The rules pertaining to representative responsibility, known as "företrädaransvar" in Swedish, often raise concerns among company representatives navigating economic difficulties. Essentially, these rules establish that a representative may be held personally accountable for unpaid taxes and fees that the company ultimately cannot settle. This departure from the general principle of limited liability, whereby representatives and owners are not typically held personally liable for the company's debts, presents a noteworthy shift. Although the liability formally necessitates intentional or grossly negligent conduct on the part of the representative, the practical application of these rules results in strict liability for unpaid taxes which have fallen due.

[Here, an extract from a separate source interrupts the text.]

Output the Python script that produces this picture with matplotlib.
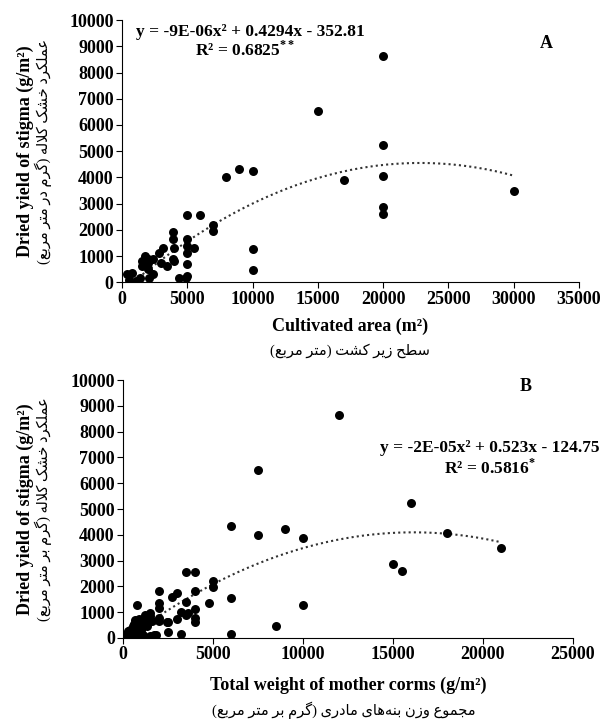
import numpy as np
import matplotlib
matplotlib.use('Agg')
import matplotlib.pyplot as plt

plt.rcParams['font.family'] = ['Liberation Serif', 'DejaVu Sans']
plt.rcParams['mathtext.fontset'] = 'custom'
plt.rcParams['mathtext.rm'] = 'Liberation Serif:bold'

# panel A: cultivated area vs dried stigma yield
area = [20000, 15000, 20000, 20000, 20000, 20000, 30000, 17000, 8000, 9000, 10000, 10000, 10000,
        5000, 6000, 7000, 7000, 3940, 3940, 4000, 3880, 4000, 5000, 5000, 5000, 5500, 5000, 5000, 4400, 4900,
        3150, 2850, 3440, 3000, 1800, 2000, 2000, 1500, 2400, 2100, 2400, 800, 500, 1100, 1500, 1400, 350, 2000]
yield_a = [8620, 6520, 5230, 4070, 2870, 2600, 3500, 3900, 4020, 4320, 4250, 1280, 460,
           2570, 2570, 2180, 1950, 1900, 1640, 1320, 870, 800, 1640, 1380, 1130, 1320, 680, 250, 170, 170,
           1320, 1130, 620, 740, 1000, 740, 490, 810, 870, 170, 300, 360, 100, 40, 620, 170, 300, 900]

# panel B: total weight of mother corms vs dried stigma yield
weight = [12000, 7500, 16000, 6000, 7500, 9000, 10000, 18000, 21000, 15000, 15500, 10000, 8500, 6000, 6000,
          3500, 4000, 5000, 5000, 4000, 2000, 2700, 3000, 3500, 4750, 4000, 2000, 2000, 3200, 3500, 3000,
          4000, 4000, 2000, 2500, 2500, 3200, 750,
          1500, 1400, 1100, 650, 550, 250, 150, 450, 850, 1700, 1300, 1000, 1600, 1300, 700, 400, 300, 600,
          900, 1200, 1500, 1400, 800, 500, 350, 1100, 1800, 1500, 2000, 2460, 3600]
yield_b = [8630, 6510, 5230, 4330, 4010, 4230, 3880, 4080, 3500, 2860, 2600, 1260, 450, 170, 1560,
           2570, 2570, 2220, 1960, 1830, 1830, 1600, 1730, 1400, 1350, 1140, 1350, 1150, 1000, 900, 740,
           770, 620, 770, 620, 220, 150, 1260,
           960, 770, 580, 700, 450, 260, 130, 60, 130, 100, 450, 320, 640, 830, 450, 300, 150, 550,
           750, 900, 850, 650, 350, 200, 50, 100, 100, 80, 650, 630, 950]

# quadratic trend coefficients (a, b, c)
trend_a = [-9.4e-06, 0.4294, -352.81]
trend_b = [-1.62e-05, 0.523, -124.75]

# persian text shaping (matplotlib has no arabic shaping)
FORMS = {
    'ا': ('\ufe8d', '\ufe8e'), 'د': ('\ufea9', '\ufeaa'), 'ر': ('\ufead', '\ufeae'),
    'ز': ('\ufeaf', '\ufeb0'), 'و': ('\ufeed', '\ufeee'), '\ufefb': ('\ufefb', '\ufefc'),
    'ب': ('\ufe8f', '\ufe90', '\ufe91', '\ufe92'), 'ت': ('\ufe95', '\ufe96', '\ufe97', '\ufe98'),
    'ج': ('\ufe9d', '\ufe9e', '\ufe9f', '\ufea0'), 'ح': ('\ufea1', '\ufea2', '\ufea3', '\ufea4'),
    'خ': ('\ufea5', '\ufea6', '\ufea7', '\ufea8'), 'س': ('\ufeb1', '\ufeb2', '\ufeb3', '\ufeb4'),
    'ش': ('\ufeb5', '\ufeb6', '\ufeb7', '\ufeb8'), 'ط': ('\ufec1', '\ufec2', '\ufec3', '\ufec4'),
    'ع': ('\ufec9', '\ufeca', '\ufecb', '\ufecc'), 'ل': ('\ufedd', '\ufede', '\ufedf', '\ufee0'),
    'م': ('\ufee1', '\ufee2', '\ufee3', '\ufee4'), 'ن': ('\ufee5', '\ufee6', '\ufee7', '\ufee8'),
    'ه': ('\ufee9', '\ufeea', '\ufeeb', '\ufeec'), 'ک': ('\ufb8e', '\ufb8f', '\ufb90', '\ufb91'),
    'گ': ('\ufb92', '\ufb93', '\ufb94', '\ufb95'), 'ی': ('\ufbfc', '\ufbfd', '\ufbfe', '\ufbff'),
}

def fa(s):
    s = s.replace('لا', '\ufefb')
    out = []
    for i, c in enumerate(s):
        if c not in FORMS:
            if c != '\u200c':
                out.append(c)
            continue
        f = FORMS[c]
        prev = s[i - 1] if i > 0 else ''
        nxt = s[i + 1] if i + 1 < len(s) else ''
        p = prev in FORMS and len(FORMS[prev]) == 4
        n = len(f) == 4 and nxt in FORMS
        if p and n:
            out.append(f[3])
        elif p:
            out.append(f[1])
        elif n:
            out.append(f[2])
        else:
            out.append(f[0])
    r = ''.join(out)[::-1]
    return r.replace('(', '\0').replace(')', '(').replace('\0', ')')


fig = plt.figure(figsize=(6.01, 7.2), dpi=100)
axA = fig.add_axes([0.203, 0.608, 0.760, 0.364])
axB = fig.add_axes([0.205, 0.114, 0.748, 0.358])

def setup(ax, x, y, coef, xmax):
    ax.scatter(x, y, s=42, color='black', zorder=3, linewidths=0)
    xs = np.linspace(min(x), max(x), 300)
    ax.plot(xs, np.polyval(coef, xs), ls=(0, (1, 1.5)), color='#333333', lw=1.5, zorder=2)
    ax.set_xlim(0, xmax)
    ax.set_ylim(0, 10000)
    ax.set_yticks(np.arange(0, 10001, 1000))
    ax.set_xticks(np.arange(0, xmax + 1, 5000))
    for s in ['top', 'right']:
        ax.spines[s].set_visible(False)
    ax.tick_params(direction='out', length=4, width=0.8, labelsize=13, pad=2)
    for t in ax.get_xticklabels() + ax.get_yticklabels():
        t.set_fontweight('bold')
    ax.set_ylabel('Dried yield of stigma (g/m²)', fontsize=13, fontweight='bold')

setup(axA, area, yield_a, trend_a, 35000)
axA.yaxis.set_label_coords(-0.193, 0.5)
axA.set_xlabel('Cultivated area (m²)', fontsize=13, fontweight='bold')
axA.xaxis.set_label_coords(0.5, -0.137)
axA.text(-0.172, 0.5, fa('عملکرد خشک کلاله (گرم در متر مربع)'), transform=axA.transAxes,
         rotation=90, ha='center', va='center', fontsize=10.5)
axA.text(0.5, -0.26, fa('سطح زیر کشت (متر مربع)'), transform=axA.transAxes,
         ha='center', va='center', fontsize=10.5)
axA.text(0.28, 0.954, 'y = -9E-06x² + 0.4294x - 352.81', transform=axA.transAxes,
         ha='center', va='center', fontsize=12.5, fontweight='bold')
axA.text(0.27, 0.885, 'R² = 0.6825$^{**}$', transform=axA.transAxes,
         ha='center', va='center', fontsize=12.5, fontweight='bold')
axA.text(0.928, 0.912, 'A', transform=axA.transAxes, ha='center', va='center',
         fontsize=13, fontweight='bold')

setup(axB, weight, yield_b, trend_b, 25000)
axB.yaxis.set_label_coords(-0.198, 0.5)
axB.set_xlabel('Total weight of mother corms (g/m²)', fontsize=13, fontweight='bold')
axB.xaxis.set_label_coords(0.5, -0.151)
axB.text(-0.178, 0.5, fa('عملکرد خشک کلاله (گرم بر متر مربع)'), transform=axB.transAxes,
         rotation=90, ha='center', va='center', fontsize=10.5)
axB.text(0.49, -0.279, fa('مجموع وزن بنه‌های مادری (گرم بر متر مربع)'), transform=axB.transAxes,
         ha='center', va='center', fontsize=10.5)
axB.text(0.816, 0.736, 'y = -2E-05x² + 0.523x - 124.75', transform=axB.transAxes,
         ha='center', va='center', fontsize=12.5, fontweight='bold')
axB.text(0.816, 0.659, 'R² = 0.5816$^{*}$', transform=axB.transAxes,
         ha='center', va='center', fontsize=12.5, fontweight='bold')
axB.text(0.896, 0.977, 'B', transform=axB.transAxes, ha='center', va='center',
         fontsize=13, fontweight='bold')

fig.savefig('out.png', dpi=100, facecolor='white')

It is conceivable that these rules leads financially viable companies to prematurely terminate their operations and file for bankruptcy, as representatives perceive that by declaring bankruptcy prior to the expiration of tax obligations, they can effectively evade personal liability. In times of financial distress, the pursuit of reversing the company's downward trajectory through operational and financial changes, which may yield positive outcomes in the future, may appear unviable due to the risk of personal liability. While commendable initiatives have been introduced by the legislator in recent years, such as reducing the minimum share capital requirement for limited liability companies and abolishing the mandatory need for auditors, the provisions concerning representative responsibility undermine entrepreneurial intentions in Sweden. Despite ongoing review of these regulations, progress remains slow.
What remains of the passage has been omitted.